The famous five drove through the steadily darkening streets of the old town, ever watchful of the lengthening shadows and what might be hiding within. After a certain amount of confusion with regards to the date and time of the gig, it was all going smoothly. It had started months before when Mike was approached by a grizzled figure sporting a duelling scar down his left cheek: would the jolly little combo Midlife Crisis Ltd like to play at their motorcycle soiree that they held every year. There was promise of lashings of ginger beer and scrumpious munchies. How could Mike refuse, he seemed like a decent sort of chap, the type that one would like to engage in a few overs of cricket after a vigorous swim.

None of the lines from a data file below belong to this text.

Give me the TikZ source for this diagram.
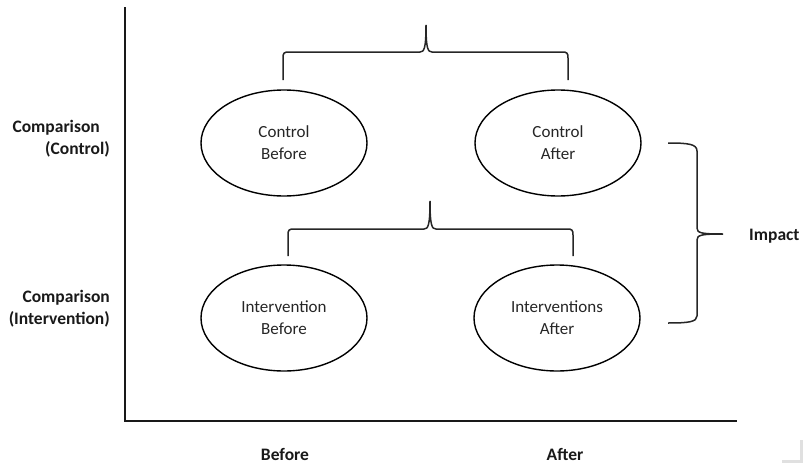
\documentclass[tikz,border=0pt]{standalone}
\usepackage{fontspec}
\setmainfont{Carlito}
\usetikzlibrary{shapes.geometric}
\tikzset{
  oval/.style={draw=black, line width=1.4pt, ellipse, minimum width=166pt, minimum height=106pt, inner sep=0pt, align=center, font=\fontsize{17}{22}\selectfont, text=black!85},
  axisline/.style={line width=2.6pt, black!90},
  braceline/.style={line width=1.5pt, black!85},
  lbl/.style={font=\fontsize{17.5}{21}\selectfont\bfseries, inner sep=0pt, text=black!90},
}
\begin{document}
\begin{tikzpicture}[x=1pt,y=-1pt]
\useasboundingbox (0,0) rectangle (804,463);
% axes
\coordinate (top) at (125,8);
\coordinate (origin) at (125,421);
\coordinate (xend) at (736,421);
\draw[axisline, line cap=rect] (top) -- (origin) -- (xend);
% ellipses
\node[oval] (cb) at (284,143) {Control\\Before};
\node[oval] (ca) at (558,143) {Control\\After};
\node[oval] (ib) at (284,318) {Intervention\\Before};
\node[oval] (ia) at (557,318) {Interventions\\After};
% left labels
\node[lbl, anchor=base east] (c1a) at (100,132) {Comparison};
\node[lbl, anchor=base east] (c1b) at (110,154) {(Control)};
\node[lbl, anchor=base east] (c2a) at (110,302) {Comparison};
\node[lbl, anchor=base east] (c2b) at (110,324) {(Intervention)};
% bottom labels
\node[lbl, anchor=base] (bef) at (285,460) {Before};
\node[lbl, anchor=base] (aft) at (565,460) {After};
% right label
\node[lbl, anchor=west] (imp) at (749,236) {Impact};
% top brace
\draw[braceline] (283,80) -- (283,58) .. controls (283,53) and (284,52) .. (289,52)
  -- (420,52) .. controls (424,52) and (426,49) .. (426,25)
  .. controls (426,49) and (428,52) .. (432,52)
  -- (562,52) .. controls (567,52) and (568,53) .. (568,58) -- (568,80);
% middle brace
\draw[braceline] (288,256) -- (288,235) .. controls (288,230) and (289,229) .. (294,229)
  -- (424,229) .. controls (428,229) and (430,226) .. (430,201)
  .. controls (430,226) and (432,229) .. (436,229)
  -- (567,229) .. controls (572,229) and (573,230) .. (573,235) -- (573,256);
% right brace
\draw[braceline] (668,143) .. controls (688,143) and (697,144) .. (697,151)
  -- (697,228) .. controls (697,233) and (701,234) .. (723,234)
  .. controls (701,234) and (697,235) .. (697,240)
  -- (697,316) .. controls (697,322) and (688,323) .. (668,323);
% faint corner mark
\draw[black!12, line width=3pt] (782,461) -- (801,461) -- (801,440);
\end{tikzpicture}
\end{document}
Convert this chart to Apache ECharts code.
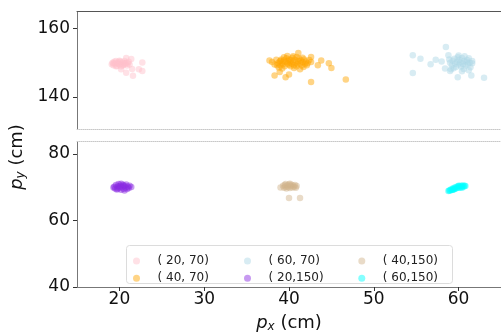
<!DOCTYPE html>
<html>
<head>
<meta charset="utf-8">
<script src="https://cdn.jsdelivr.net/npm/echarts@6/dist/echarts.min.js"></script>
<style>
  html, body { margin: 0; padding: 0; background: #fff; }
  #main { width: 501px; height: 335px; }
</style>
</head>
<body>
<div id="main"></div>
<script>
// cluster points: [px, py]
const p20_70 = [[19.1,149.6],[19.2,150.0],[19.3,149.3],[19.4,150.3],[19.5,149.8],[19.6,150.5],[19.7,149.1],[19.8,149.9],[19.9,150.2],[20.0,149.5],[20.1,150.4],[20.2,149.0],[20.3,149.8],[20.4,150.1],[20.5,149.4],[20.6,150.5],[20.7,149.7],[20.8,150.0],[20.9,149.2],[21.0,149.8],[21.1,150.3],[19.6,149.0],[20.0,150.6],[20.4,149.2],[21.2,149.5],[19.9,149.7],[20.6,149.9],[19.3,149.9],
  [22.7,150.1],[22.7,147.6],[22.3,148.1],[21.6,146.2],[20.8,147.1],[20.8,151.4],[21.4,151.1],[21.5,148.2],[20.2,148.1]];
const p40_70 = [[37.7,150.7],[38.0,150.2],[38.3,149.5],[38.5,150.9],[38.7,149.9],[38.9,150.4],[39.0,149.2],[39.1,151.0],[39.2,150.0],[39.3,149.6],[39.4,150.7],[39.5,149.0],[39.6,150.3],[39.7,151.3],[39.8,149.8],[39.9,150.5],[40.0,149.4],[40.0,151.0],[40.1,150.1],[40.2,150.8],[40.3,149.7],[40.4,151.5],[40.5,150.3],[40.6,149.3],[40.7,150.9],[40.8,150.0],[40.9,151.7],[41.0,149.6],[41.1,150.5],[41.2,151.2],[41.3,149.9],[41.4,150.7],[41.5,149.2],[41.6,150.2],[41.8,151.0],[41.9,149.7],[42.0,150.4],[42.2,149.9],[42.4,150.8],[42.6,150.2],[40.5,151.9],[39.8,152.0],[38.8,148.6],[39.2,148.3],[40.6,148.5],[41.3,148.1],[41.7,148.8],
  [39.4,151.6],[40.2,149.0],[40.9,149.0],[41.6,151.5],[39.0,150.6],[38.6,149.3],[42.1,149.3],
  [38.3,146.3],[39.6,145.8],[38.9,147.3],[41.1,152.9],[42.6,144.4],[46.7,145.1],[43.8,150.7],[44.7,149.9],[45.0,148.5],[43.4,149.3],[42.6,151.7],[40.0,146.6]];
const p60_70 = [[59.0,150.0],[59.2,149.3],[59.3,150.6],[59.5,151.2],[59.6,149.8],[59.7,148.8],[59.8,150.3],[59.9,151.6],[60.0,149.5],[60.1,150.9],[60.2,150.1],[60.3,148.9],[60.4,151.4],[60.5,149.7],[60.6,150.5],[60.7,151.9],[60.8,149.2],[60.9,150.2],[61.0,150.8],[61.1,149.6],[61.2,151.3],[61.3,150.0],[61.4,148.7],[60.0,152.1],[59.4,148.4],[60.6,148.2],[61.6,149.9],[58.9,151.0],[59.1,148.1],[60.4,147.5],
  [54.6,152.2],[54.6,147.0],[55.5,151.2],[56.7,149.6],[57.3,150.9],[58.0,150.4],[58.5,154.6],[59.9,145.8],[61.5,146.3],[63.0,145.6],[61.2,147.8],[58.4,148.3],[59.0,147.6],[58.8,152.2],[61.6,150.5]];
const p20_150 = [[19.4,70.1],[19.5,69.6],[19.6,70.6],[19.7,69.3],[19.8,70.2],[19.9,70.9],[20.0,69.8],[20.1,70.4],[20.2,69.2],[20.3,70.0],[20.4,70.7],[20.5,69.5],[20.6,70.3],[20.7,69.9],[20.8,70.8],[20.9,69.4],[21.0,70.1],[21.1,69.7],[21.2,70.4],[20.2,71.0],[20.5,70.5],[19.8,69.5],[20.0,70.2],[20.6,69.0],[21.4,70.0],[19.3,69.9]];
const p40_150 = [[39.0,69.9],[39.3,70.4],[39.4,69.8],[39.5,70.6],[39.6,70.1],[39.7,69.6],[39.8,70.5],[39.9,70.0],[40.0,70.8],[40.1,69.7],[40.2,70.3],[40.3,70.7],[40.4,69.9],[40.5,70.4],[40.6,70.0],[40.7,70.6],[40.8,69.8],[40.9,70.3],[40.1,71.0],[39.6,70.9],[40.0,66.7],[41.3,66.7]];
const p60_150 = [[58.8,68.8],[59.0,69.0],[59.1,69.3],[59.2,69.1],[59.3,69.6],[59.4,69.3],[59.5,69.8],[59.6,69.5],[59.7,70.0],[59.8,69.7],[59.9,70.2],[60.0,69.8],[60.1,70.3],[60.2,69.9],[60.3,70.4],[60.4,70.1],[60.5,70.5],[60.6,70.2],[60.7,70.4],[60.8,70.3],[59.5,69.4],[60.0,70.4],[59.3,69.2],[60.4,69.8],[58.9,69.0]];

const xTicks = [20, 30, 40, 50, 60];
const yTicksTop = [140, 160];
const yTicksBottom = [40, 60, 80];

const FONT = 'DejaVu Sans';
const spine = '#777';

const myChart = echarts.init(document.getElementById('main'));

function scatter(name, data, color, panel) {
  return {
    name: name, type: 'scatter', data: data,
    xAxisIndex: panel === 0 ? 0 : 2, yAxisIndex: panel,
    symbolSize: 6.5,
    itemStyle: { color: color },
    emphasis: { disabled: true }
  };
}

function yAxis(grid, min, max, ticks) {
  return {
    type: 'value', gridIndex: grid, min: min, max: max,
    axisLine: { show: true, lineStyle: { color: spine, width: 1 } },
    axisTick: { show: true, length: 4, customValues: ticks, lineStyle: { color: '#333' } },
    axisLabel: { customValues: ticks, fontFamily: FONT, fontSize: 17, color: '#111', margin: 7 },
    splitLine: { show: false }
  };
}

function dottedX(grid, pos) {
  return {
    type: 'value', gridIndex: grid, min: 15, max: 65, position: pos,
    axisLine: { show: true, onZero: false, lineStyle: { color: '#c8c8c8', type: [1, 1], width: 1 } },
    axisTick: { show: false }, axisLabel: { show: false }, splitLine: { show: false }
  };
}

const legendText = { fontFamily: FONT, fontSize: 12, color: '#222', lineHeight: 14 };
function legendCol(left, names) {
  return {
    orient: 'vertical', left: left, top: 249, data: names,
    icon: 'circle', itemWidth: 32, itemHeight: 7, itemGap: 3.3,
    textStyle: legendText, selectedMode: false
  };
}

const option = {
  animation: false,
  grid: [
    { left: 77, top: 11.5, width: 426, height: 118 },
    { left: 77, top: 141.5, width: 426, height: 148.5 }
  ],
  xAxis: [
    dottedX(0, 'bottom'),
    {
      type: 'value', gridIndex: 0, min: 15, max: 65, position: 'top',
      axisLine: { show: true, onZero: false, lineStyle: { color: '#555', width: 1 } },
      axisTick: { show: false }, axisLabel: { show: false }, splitLine: { show: false }
    },
    {
      type: 'value', gridIndex: 1, min: 15, max: 65, position: 'bottom',
      axisLine: { show: true, onZero: false, lineStyle: { color: spine, width: 1 } },
      axisTick: { show: true, length: 4, customValues: xTicks, lineStyle: { color: '#333' } },
      axisLabel: { customValues: xTicks, fontFamily: FONT, fontSize: 17, color: '#111', margin: 4 },
      splitLine: { show: false },
      name: '{p|p}{s|x}{n| (cm)}', nameLocation: 'middle', nameGap: 25,
      nameTextStyle: {
        rich: {
          p: { fontFamily: FONT, fontSize: 18, fontStyle: 'italic', color: '#111', lineHeight: 22 },
          s: { fontFamily: FONT, fontSize: 12, fontStyle: 'italic', color: '#111', lineHeight: 22, verticalAlign: 'bottom', height: 14 },
          n: { fontFamily: FONT, fontSize: 18, color: '#111', lineHeight: 22 }
        }
      }
    },
    dottedX(1, 'top')
  ],
  yAxis: [
    yAxis(0, 130.5, 165, yTicksTop),
    yAxis(1, 40, 83.7, yTicksBottom)
  ],
  legend: [
    legendCol(128, ['( 20, 70)', '( 40, 70)']),
    legendCol(239, ['( 60, 70)', '( 20,150)']),
    legendCol(353.3, ['( 40,150)', '( 60,150)'])
  ],
  graphic: [
    {
      type: 'rect', z: 0,
      shape: { x: 126.5, y: 245.5, width: 326, height: 38, r: 3 },
      style: { fill: 'rgba(255,255,255,0.8)', stroke: '#dcdcdc', lineWidth: 1 }
    },
    {
      type: 'text', x: 17, y: 157, rotation: Math.PI / 2,
      style: {
        text: '{p|p}{s|y}{n| (cm)}', align: 'center', verticalAlign: 'middle',
        rich: {
          p: { fontFamily: FONT, fontSize: 18, fontStyle: 'italic', fill: '#111', lineHeight: 22 },
          s: { fontFamily: FONT, fontSize: 12, fontStyle: 'italic', fill: '#111', lineHeight: 22, verticalAlign: 'bottom', height: 14 },
          n: { fontFamily: FONT, fontSize: 18, fill: '#111', lineHeight: 22 }
        }
      }
    }
  ],
  series: [
    scatter('( 20, 70)', p20_70, 'rgba(255,192,203,0.6)', 0),
    scatter('( 40, 70)', p40_70, 'rgba(255,165,0,0.6)', 0),
    scatter('( 60, 70)', p60_70, 'rgba(173,216,230,0.6)', 0),
    scatter('( 20,150)', p20_150, 'rgba(138,43,226,0.6)', 1),
    scatter('( 40,150)', p40_150, 'rgba(210,180,140,0.6)', 1),
    scatter('( 60,150)', p60_150, 'rgba(0,255,255,0.6)', 1)
  ]
};

myChart.setOption(option);
</script>
</body>
</html>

Mike arrived at the venue a few minutes before the others and had a swift look around. Could it really be here? The hall had obviously seen better days, the facade being slightly rundown and the paint peeling from the railings, it didn’t reassure Mike. Where was the ginger beer? The others rolled into the carpark after taking the scenic route, damn those new fangled sat nav things. Fuzz was an old fashioned guy who felt more at home in the analogue world. There was nothing that he liked better than to have an invigorating bike ride with only an ordinance survey map for company.
‘By jimminy jingo, is this the right place? ’, enquired big Martin, who got his nickname because he was, well, big.
‘I think it must be’ said Wolfie, Hawaian shirt, strangely absent from his attire. Were those leather trousers?
They went sheepishly into the building, the smell of fear and sweat was overwhealming, and as they came around the corner the sight that greeted them sent a shiver down their spines. It was horrible.
Who was that ugly and vile group of apparitions staring at them with malevelence?
‘Wait a moment’, said Andi. ‘that’s a mirror’. wow, what a mirror! They could admire themselves whilst they played. Wouldn’t that be spiffing, what a jolly jape.
‘I think we should cover it up with this handy banner that I just happen to have with me’, said Fuzz. ’My mom has ironed it specially’.
A darkened figure emerged from out of the gloom clutching what looked like a gun. The band tried to take cover and hide under the nearest objects they could find.
‘Would you like to use my rechargeable screwdriver to hang up your freshly ironed banner’, said the figure.
Phew! That was close.
After setting up all of the equipment, they were all getting extremely hungry.
‘I’m looking forward to all of these scrumpious munchies’, said Fuzz.’ I haven’t eaten anything for half an hour’.
‘We should be careful’, muttered Mike. ‘I’ve just seen something that looks like, well, a willy covered in tomato sauce. I’m not too sure I want to touch that!’.
‘Don’t be such a scaredy cat, I’m going to have that schnitzelly thing’, chirupped Andi.
There was still the matter of the ginger beer. Mike crept cautiously up to the bar, avoiding the penetraing gazes of the growing crowd.
‘ I say, my good man. My I have one of your delicious ginger beers, very refreshing and nutritious. The drink that pleases, but doesn’t inebriate’.
‘Was woillst?’.
Damn, Mike had forgotten. He lived in Germany.
‘We should start’, said Wolfgang.
‘Noone will dance, anyway. I’ve been assured of that.’ said Mike gloomily.
But, Mike was proved wrong. The evening turned into a riproaring success, with all of the mean biker gang hopping and bopping to sounds of the beat combo. Another close call for the famous five.
It hadn’t been bad at all,
They packed up all of their stuff with a lightness and spring in their step. They would definately come back. There was only one thing missing………..no ginger beer!